— Start Extracted records —
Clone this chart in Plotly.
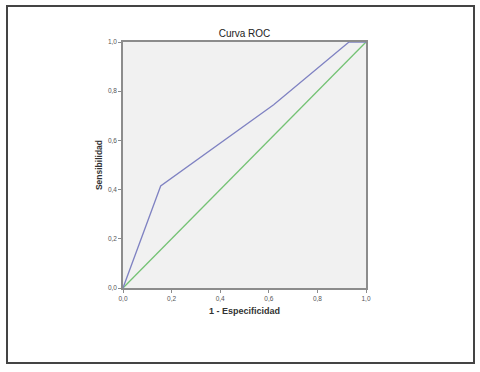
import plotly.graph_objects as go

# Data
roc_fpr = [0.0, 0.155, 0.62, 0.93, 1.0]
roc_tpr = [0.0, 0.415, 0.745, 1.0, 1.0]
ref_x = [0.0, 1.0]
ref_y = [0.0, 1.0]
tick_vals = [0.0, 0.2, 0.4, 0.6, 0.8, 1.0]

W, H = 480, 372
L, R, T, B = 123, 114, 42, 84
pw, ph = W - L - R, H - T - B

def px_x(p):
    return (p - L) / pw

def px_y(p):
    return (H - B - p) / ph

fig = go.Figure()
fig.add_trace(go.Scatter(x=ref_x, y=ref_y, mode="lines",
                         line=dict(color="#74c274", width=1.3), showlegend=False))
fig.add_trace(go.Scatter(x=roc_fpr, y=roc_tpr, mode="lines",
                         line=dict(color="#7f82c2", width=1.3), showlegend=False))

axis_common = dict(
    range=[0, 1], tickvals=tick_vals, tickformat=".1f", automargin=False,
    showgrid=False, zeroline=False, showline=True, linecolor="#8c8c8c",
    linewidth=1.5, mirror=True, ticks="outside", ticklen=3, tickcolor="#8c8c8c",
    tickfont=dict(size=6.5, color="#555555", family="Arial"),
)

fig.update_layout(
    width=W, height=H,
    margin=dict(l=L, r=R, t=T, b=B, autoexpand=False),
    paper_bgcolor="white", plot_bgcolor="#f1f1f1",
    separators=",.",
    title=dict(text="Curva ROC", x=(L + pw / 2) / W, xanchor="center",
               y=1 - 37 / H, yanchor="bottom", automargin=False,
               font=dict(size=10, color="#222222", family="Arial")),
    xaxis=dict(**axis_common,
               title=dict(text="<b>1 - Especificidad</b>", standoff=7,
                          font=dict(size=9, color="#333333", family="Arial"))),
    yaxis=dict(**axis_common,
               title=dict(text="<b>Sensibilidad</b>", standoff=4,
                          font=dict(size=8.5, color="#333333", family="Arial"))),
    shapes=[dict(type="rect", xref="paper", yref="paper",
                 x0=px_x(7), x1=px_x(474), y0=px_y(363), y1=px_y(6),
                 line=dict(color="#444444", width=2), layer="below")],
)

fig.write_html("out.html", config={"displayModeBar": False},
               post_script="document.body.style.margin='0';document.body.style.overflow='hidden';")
— End Extracted records —
— Start Extracted records —
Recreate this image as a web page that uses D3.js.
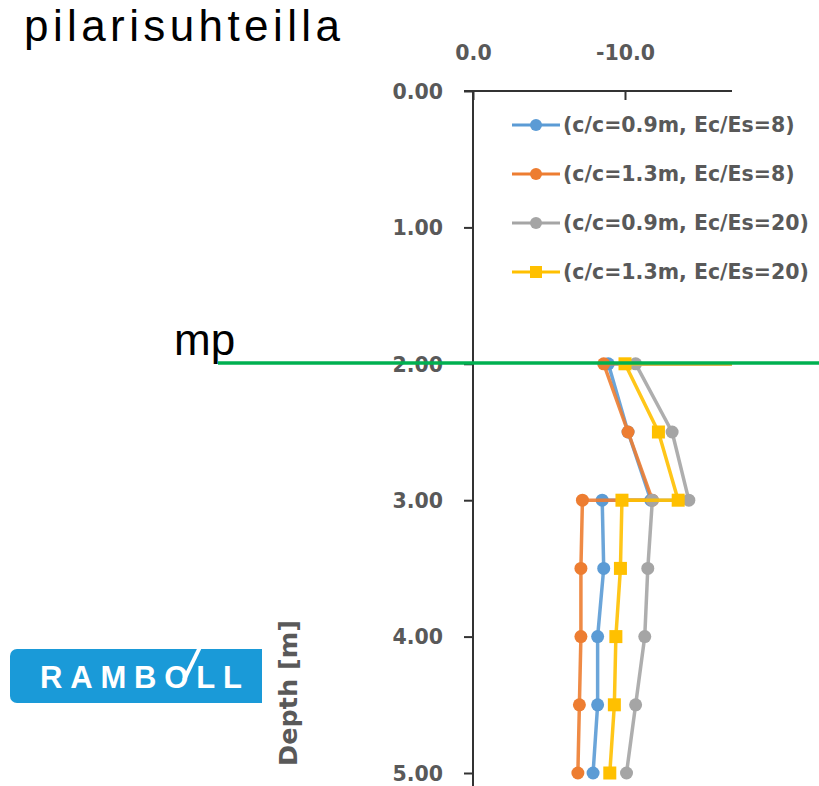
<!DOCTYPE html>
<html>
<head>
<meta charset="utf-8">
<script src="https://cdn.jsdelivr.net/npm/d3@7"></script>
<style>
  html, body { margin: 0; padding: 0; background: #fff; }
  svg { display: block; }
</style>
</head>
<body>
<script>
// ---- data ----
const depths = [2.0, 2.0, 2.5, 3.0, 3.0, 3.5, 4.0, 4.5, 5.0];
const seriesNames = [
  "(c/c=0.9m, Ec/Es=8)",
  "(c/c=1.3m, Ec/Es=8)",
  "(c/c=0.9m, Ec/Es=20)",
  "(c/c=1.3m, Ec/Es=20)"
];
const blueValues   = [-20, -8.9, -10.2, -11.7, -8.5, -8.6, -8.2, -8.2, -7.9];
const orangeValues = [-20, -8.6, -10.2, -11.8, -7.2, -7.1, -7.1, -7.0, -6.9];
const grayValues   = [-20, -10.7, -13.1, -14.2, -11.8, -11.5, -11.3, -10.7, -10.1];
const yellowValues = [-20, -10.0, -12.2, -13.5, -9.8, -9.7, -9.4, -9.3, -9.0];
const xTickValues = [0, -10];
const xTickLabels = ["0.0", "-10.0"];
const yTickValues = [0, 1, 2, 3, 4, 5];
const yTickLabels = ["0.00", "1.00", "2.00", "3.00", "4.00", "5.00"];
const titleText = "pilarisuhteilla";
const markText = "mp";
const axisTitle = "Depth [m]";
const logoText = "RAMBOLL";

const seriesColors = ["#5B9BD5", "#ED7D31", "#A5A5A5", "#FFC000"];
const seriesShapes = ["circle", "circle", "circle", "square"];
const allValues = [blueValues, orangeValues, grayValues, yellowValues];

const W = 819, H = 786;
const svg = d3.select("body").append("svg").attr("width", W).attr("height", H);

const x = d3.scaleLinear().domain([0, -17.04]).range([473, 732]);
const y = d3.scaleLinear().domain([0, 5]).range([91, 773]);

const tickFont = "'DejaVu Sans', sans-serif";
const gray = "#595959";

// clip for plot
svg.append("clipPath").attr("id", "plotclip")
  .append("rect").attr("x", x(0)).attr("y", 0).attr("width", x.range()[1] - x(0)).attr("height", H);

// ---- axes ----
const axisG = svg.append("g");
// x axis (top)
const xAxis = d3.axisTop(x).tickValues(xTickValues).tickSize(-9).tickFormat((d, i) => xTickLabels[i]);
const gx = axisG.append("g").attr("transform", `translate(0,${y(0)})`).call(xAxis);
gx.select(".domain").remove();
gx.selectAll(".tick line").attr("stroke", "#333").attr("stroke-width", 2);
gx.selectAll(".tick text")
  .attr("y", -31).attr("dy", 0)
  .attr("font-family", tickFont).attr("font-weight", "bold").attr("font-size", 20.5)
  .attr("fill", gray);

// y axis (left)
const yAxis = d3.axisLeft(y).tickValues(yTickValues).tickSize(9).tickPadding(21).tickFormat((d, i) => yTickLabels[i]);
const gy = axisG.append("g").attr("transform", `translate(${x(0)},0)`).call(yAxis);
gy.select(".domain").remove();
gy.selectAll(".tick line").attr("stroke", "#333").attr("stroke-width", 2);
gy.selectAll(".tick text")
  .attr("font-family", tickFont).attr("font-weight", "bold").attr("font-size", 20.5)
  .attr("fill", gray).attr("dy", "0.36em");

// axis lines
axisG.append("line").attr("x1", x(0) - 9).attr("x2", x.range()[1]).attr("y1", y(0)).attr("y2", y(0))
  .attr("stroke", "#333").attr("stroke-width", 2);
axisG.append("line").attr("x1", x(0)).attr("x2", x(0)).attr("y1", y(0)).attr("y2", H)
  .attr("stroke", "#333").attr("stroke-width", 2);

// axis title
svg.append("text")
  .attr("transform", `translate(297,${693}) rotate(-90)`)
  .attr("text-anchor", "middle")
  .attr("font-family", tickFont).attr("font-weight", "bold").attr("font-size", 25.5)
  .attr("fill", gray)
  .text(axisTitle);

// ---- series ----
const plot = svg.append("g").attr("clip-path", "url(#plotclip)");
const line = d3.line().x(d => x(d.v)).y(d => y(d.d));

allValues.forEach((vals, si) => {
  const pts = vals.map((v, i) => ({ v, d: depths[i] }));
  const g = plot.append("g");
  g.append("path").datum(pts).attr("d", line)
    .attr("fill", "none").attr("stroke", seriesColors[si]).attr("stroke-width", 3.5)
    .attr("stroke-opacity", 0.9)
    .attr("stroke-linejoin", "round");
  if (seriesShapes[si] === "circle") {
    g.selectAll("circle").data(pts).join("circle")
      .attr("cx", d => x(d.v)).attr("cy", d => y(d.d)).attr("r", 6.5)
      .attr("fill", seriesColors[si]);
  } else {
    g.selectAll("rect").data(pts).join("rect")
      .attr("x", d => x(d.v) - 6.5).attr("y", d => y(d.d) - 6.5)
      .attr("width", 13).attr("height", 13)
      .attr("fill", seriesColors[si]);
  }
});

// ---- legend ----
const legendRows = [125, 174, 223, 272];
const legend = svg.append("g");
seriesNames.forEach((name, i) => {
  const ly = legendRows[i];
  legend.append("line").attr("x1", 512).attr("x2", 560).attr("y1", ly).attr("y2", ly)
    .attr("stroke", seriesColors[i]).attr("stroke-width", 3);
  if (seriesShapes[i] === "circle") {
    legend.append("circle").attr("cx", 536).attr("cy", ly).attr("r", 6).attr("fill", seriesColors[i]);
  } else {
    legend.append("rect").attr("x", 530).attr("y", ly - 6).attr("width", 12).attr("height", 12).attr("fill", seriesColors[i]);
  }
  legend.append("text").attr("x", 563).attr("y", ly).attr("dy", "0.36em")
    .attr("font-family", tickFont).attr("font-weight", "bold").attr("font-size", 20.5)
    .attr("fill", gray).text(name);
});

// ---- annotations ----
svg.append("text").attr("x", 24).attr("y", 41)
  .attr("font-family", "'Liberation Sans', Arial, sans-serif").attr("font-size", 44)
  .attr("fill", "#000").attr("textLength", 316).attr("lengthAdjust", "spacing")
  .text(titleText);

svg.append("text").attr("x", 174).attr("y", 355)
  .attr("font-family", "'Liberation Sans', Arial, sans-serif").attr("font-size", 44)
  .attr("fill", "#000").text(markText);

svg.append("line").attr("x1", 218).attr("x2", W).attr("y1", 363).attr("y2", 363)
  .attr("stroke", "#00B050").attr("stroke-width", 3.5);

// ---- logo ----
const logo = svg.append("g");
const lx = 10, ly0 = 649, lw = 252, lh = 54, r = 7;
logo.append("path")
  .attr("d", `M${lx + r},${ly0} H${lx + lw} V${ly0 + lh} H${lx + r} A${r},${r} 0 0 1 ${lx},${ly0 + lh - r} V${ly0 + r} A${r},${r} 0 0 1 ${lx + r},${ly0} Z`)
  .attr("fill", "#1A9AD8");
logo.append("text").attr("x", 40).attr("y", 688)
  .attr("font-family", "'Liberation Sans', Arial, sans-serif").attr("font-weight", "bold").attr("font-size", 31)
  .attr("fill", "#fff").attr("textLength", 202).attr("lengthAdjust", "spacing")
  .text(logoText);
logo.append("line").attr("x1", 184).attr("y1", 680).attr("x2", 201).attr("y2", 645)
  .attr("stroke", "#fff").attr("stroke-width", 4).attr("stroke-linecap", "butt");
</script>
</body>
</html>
— End Extracted records —
(Directive) State how many lines of the data include the word "this", with nothing else.

(Reply to the exercise) 2